One marquee neoliberal writer, who, like the legion of his war-giddy mates, has never been held professionally to account for backing an illegal invasion that unleashed a real civil war that has killed, maimed and traumatised millions of Iraqis, now frets that his country is “edging toward a cultural civil war”.
Another smug neoliberal huckster is on a book tour peddling his antipathy towards an apocalyptic president seized solely by his petty, parochial, political interests without being questioned or challenged on the sycophantic role he played in defending and promoting the petty, parochial, political interests of another president responsible for the humanitarian apocalypse in Iraq – his former boss, George W Bush.

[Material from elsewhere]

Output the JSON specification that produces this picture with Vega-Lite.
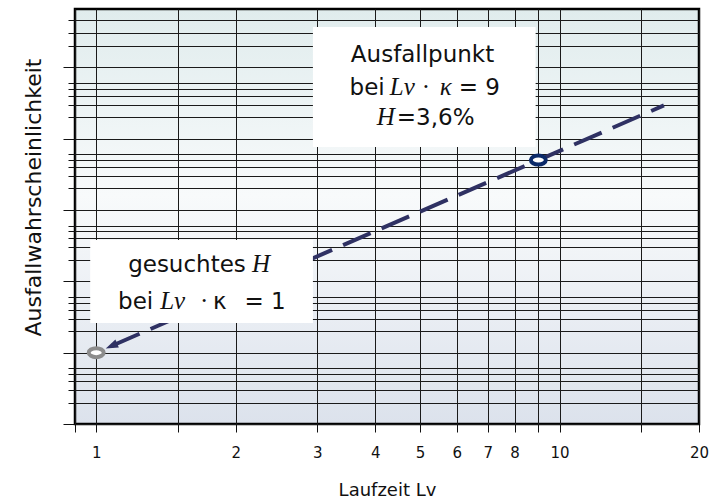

The hypocrisy is nauseating.
For his part, Bush’s rehabilitation is complete. Earlier this week, the principal architect of the Iraq debacle, including a clandestine torture regime that literally stripped countless Iraqis of their human rights and dignity, was praised as an empathetic “leader” by obeisant neoliberal journalists.
Bush issued a statement in response to the street demonstrations that contained the following gob-smacking admonition: “It is time for America to examine our tragic failures.”
Unsurprisingly, the sickening irony of Bush’s rhetorical intervention escaped the former president and his fawning fans.
To add hideous injury to insult, Bush wrote: “Many doubt the justice of our country, and with good reason. Black people see the repeated violation of their rights without an urgent and adequate response from American institutions.”
This, from an impenitent president turned hack painter who has not, and will not, face any form of “justice” for the “repeated violation” of the “rights” of countless Iraqis by any institution anywhere.
Justice demanded that four policemen be sacked and charged, variously, with murder and aiding and abetting the murder of George Floyd.
Justice also demands that the hypocrites and revisionists demanding justice for George Floyd finally be held to some tangible measure of account for aiding and abetting the shattering of Iraq.
The views expressed in this article are the author’s own and do not necessarily reflect Al Jazeera’s editorial stance.